ISO Sees Bearish Sugar Market in 2012-13 on Rising World Surplus

Global sugar prices, which fell 18 percent this year, may remain “under bearish pressure” until the end of the season that started last month because of a rising surplus, according to the International Sugar Organization.

Global supplies will be 6.2 million metric tons higher than demand in 2012-13, up from a previous forecast of 5.9 million tons, the London-based sugar group said in a quarterly report e- mailed today. That follows a surplus of about 7 million tons a year earlier, according to the report. Global production will climb to a record 177.6 million tons this season as output expands in top producer Brazil, the ISO said.

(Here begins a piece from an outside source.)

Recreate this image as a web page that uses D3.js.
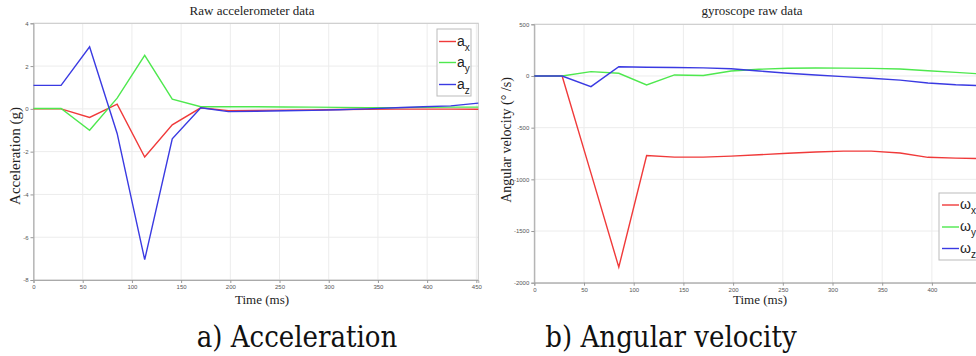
<!DOCTYPE html>
<html>
<head>
<meta charset="utf-8" />
<title>accelerometer and gyroscope</title>
<style>
  body { margin: 0; background: #fff; }
  .tick text { font-family: Arial, "Liberation Sans", sans-serif; font-size: 6px; fill: #555; }
  .tick line { stroke: #999; }
  .domain { stroke: #aaa; }
  .grid line { stroke: #ececec; }
  .ttl, .lbl { font-family: "Liberation Serif", "Times New Roman", serif; fill: #222; }
  .leg { font-family: Arial, "Liberation Sans", sans-serif; fill: #222; }
  .cap { font-family: "DejaVu Serif Condensed", "DejaVu Serif", serif; font-stretch: condensed; fill: #111; }
</style>
</head>
<body>
<script src="https://d3js.org/d3.v7.min.js"></script>
<script>
// time stamps (ms), same for both sensors
var times = [0, 28, 57, 85, 113, 141, 170, 198, 226, 255, 283, 311, 339, 368, 396, 424, 452];

// accelerometer (g)
var ax = [0, 0, -0.4, 0.22, -2.25, -0.75, 0.05, -0.08, -0.07, -0.06, -0.05, -0.03, -0.02, -0.01, -0.01, -0.01, -0.02];
var ay = [0.02, 0.02, -1.0, 0.5, 2.5, 0.45, 0.1, 0.1, 0.1, 0.09, 0.08, 0.07, 0.06, 0.06, 0.07, 0.08, 0.08];
var az = [1.1, 1.1, 2.9, -1.15, -7.05, -1.4, 0.05, -0.13, -0.11, -0.09, -0.07, -0.04, 0, 0.05, 0.1, 0.14, 0.27];

// gyroscope (deg/s)
var gx = [0, 0, -940, -1850, -770, -785, -785, -775, -762, -748, -735, -727, -727, -745, -787, -795, -800];
var gy = [0, 0, 42, 26, -87, 10, 5, 48, 65, 75, 77, 76, 74, 68, 50, 35, 18];
var gz = [0, 0, -103, 90, 85, 82, 78, 70, 48, 26, 10, -6, -22, -40, -68, -85, -95];

var accXTicks = [0, 50, 100, 150, 200, 250, 300, 350, 400, 450];
var gyrXTicks = [0, 50, 100, 150, 200, 250, 300, 350, 400];
var accTicks = [-8, -6, -4, -2, 0, 2, 4];
var gyrTicks = [-2000, -1500, -1000, -500, 0, 500];

var colors = ["#f03a3a", "#4ee84e", "#3a3ae2"];

var svg = d3.select("body").append("svg")
    .attr("width", 976)
    .attr("height", 356);

svg.append("rect").attr("width", 976).attr("height", 356).attr("fill", "#fff");

function panel(cfg) {
  var x = d3.scaleLinear().domain(cfg.xdom).range(cfg.xr);
  var y = d3.scaleLinear().domain(cfg.ydom).range(cfg.yr);
  var g = svg.append("g");

  // grid
  var grid = g.append("g").attr("class", "grid");
  grid.selectAll(".gx").data(cfg.xticks).enter().append("line")
      .attr("x1", d => x(d)).attr("x2", d => x(d))
      .attr("y1", cfg.yr[0]).attr("y2", cfg.yr[1]);
  grid.selectAll(".gy").data(cfg.yticks).enter().append("line")
      .attr("x1", cfg.xr[0]).attr("x2", cfg.xr[1])
      .attr("y1", d => y(d)).attr("y2", d => y(d));

  // frame
  g.append("rect")
      .attr("x", cfg.xr[0]).attr("y", cfg.yr[1])
      .attr("width", cfg.xr[1] - cfg.xr[0]).attr("height", cfg.yr[0] - cfg.yr[1])
      .attr("fill", "none").attr("stroke", "#c8c8c8");

  var fmt = d => String(d);
  g.append("g").attr("transform", "translate(0," + cfg.yr[0] + ")")
      .call(d3.axisBottom(x).tickValues(cfg.xticks).tickFormat(fmt).tickSize(3).tickPadding(2));
  g.append("g").attr("transform", "translate(" + cfg.xr[0] + ",0)")
      .call(d3.axisLeft(y).tickValues(cfg.yticks).tickFormat(fmt).tickSize(3).tickPadding(2));

  var line = d3.line().x((d, i) => x(times[i])).y(d => y(d));
  cfg.series.forEach(function (s, i) {
    g.append("path").datum(s)
        .attr("d", line)
        .attr("fill", "none")
        .attr("stroke", colors[i])
        .attr("stroke-width", 1.4);
  });

  g.append("text").attr("class", "ttl")
      .attr("x", cfg.titleX).attr("y", 15)
      .attr("text-anchor", "middle").attr("font-size", 13)
      .text(cfg.title);
  g.append("text").attr("class", "lbl")
      .attr("x", cfg.xlabX).attr("y", 304)
      .attr("text-anchor", "middle").attr("font-size", 13)
      .text("Time (ms)");
  g.append("text").attr("class", "lbl")
      .attr("transform", "translate(" + cfg.ylab[0] + "," + cfg.ylab[1] + ") rotate(-90)")
      .attr("text-anchor", "middle").attr("font-size", cfg.ylabSize)
      .text(cfg.ylabel);

  // legend
  var L = cfg.legend;
  g.append("rect").attr("x", L.x).attr("y", L.y).attr("width", L.w).attr("height", L.h)
      .attr("fill", "#fff").attr("stroke", "#bbb");
  L.rows.forEach(function (ry, i) {
    g.append("line").attr("x1", L.lx).attr("x2", L.lx + 17)
        .attr("y1", ry).attr("y2", ry)
        .attr("stroke", colors[i]).attr("stroke-width", 1.4);
    var t = g.append("text").attr("class", "leg")
        .attr("x", L.lx + 18).attr("y", ry + 4).attr("font-size", 14);
    t.append("tspan").text(L.sym);
    t.append("tspan").attr("dy", 5).attr("font-size", 10).text(["x", "y", "z"][i]);
  });
}

panel({
  xdom: [0, 452], xr: [33.5, 478.3], xticks: accXTicks,
  ydom: [-8, 4], yr: [280, 23.3], yticks: accTicks,
  series: [ax, ay, az],
  title: "Raw accelerometer data", titleX: 252,
  xlabX: 262,
  ylabel: "Acceleration (g)", ylab: [20, 156], ylabSize: 15,
  legend: { x: 437, y: 29, w: 34, h: 67, lx: 439, sym: "a", rows: [41.5, 62.5, 84.5] }
});

panel({
  xdom: [0, 450], xr: [534.3, 981.6], xticks: gyrXTicks,
  ydom: [-2000, 500], yr: [282.7, 24.3], yticks: gyrTicks,
  series: [gx, gy, gz],
  title: "gyroscope raw data", titleX: 752,
  xlabX: 760,
  ylabel: "Angular velocity (\u00b0  /s)", ylab: [511, 140], ylabSize: 14,
  legend: { x: 939, y: 193, w: 50, h: 67, lx: 942, sym: "\u03c9", rows: [205, 227, 248.5] }
});

svg.append("text").attr("class", "cap")
    .attr("x", 297).attr("y", 347).attr("text-anchor", "middle").attr("font-size", 29)
    .text("a) Acceleration");
svg.append("text").attr("class", "cap")
    .attr("x", 671).attr("y", 347).attr("text-anchor", "middle").attr("font-size", 29)
    .text("b) Angular velocity");
</script>
</body>
</html>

“In 2012-13, a record high global total can be largely attributed to a projected recovery in the world’s leading producer,” the ISO said in the report. “World market prices could remain under bearish pressure until the end of the current October-to-September crop cycle.”

Global sugar consumption will be 171.4 million tons in 2012-13. That is higher than 168.1 million tons in 2011-12 and lower that the group’s August forecast of 171.5 million tons. Stockpiles at the end of the season will be 5.3 percent higher than previously estimated at 66.3 million tons, the ISO estimates. Inventories were 65.3 million tons in 2011-12.

“Assuming that most of the projected trade surplus well in excess of 5 million tons is added to stocks at the end of the season, the stocks-to-consumption ratio would rise above 40 percent,” the ISO said. “The period of low stocks environment, one of the main market characteristics for four seasons from 2008-09 to 2011-12, is likely to be over.”

Sugar output in Brazil will climb to 38.5 million tons in the 2013-14 season that starts there in April, the group forecast. That compares with 36.1 million tons a year earlier. The sugar-cane crop will be 617 million tons, “in line with the previous record output of two years ago.”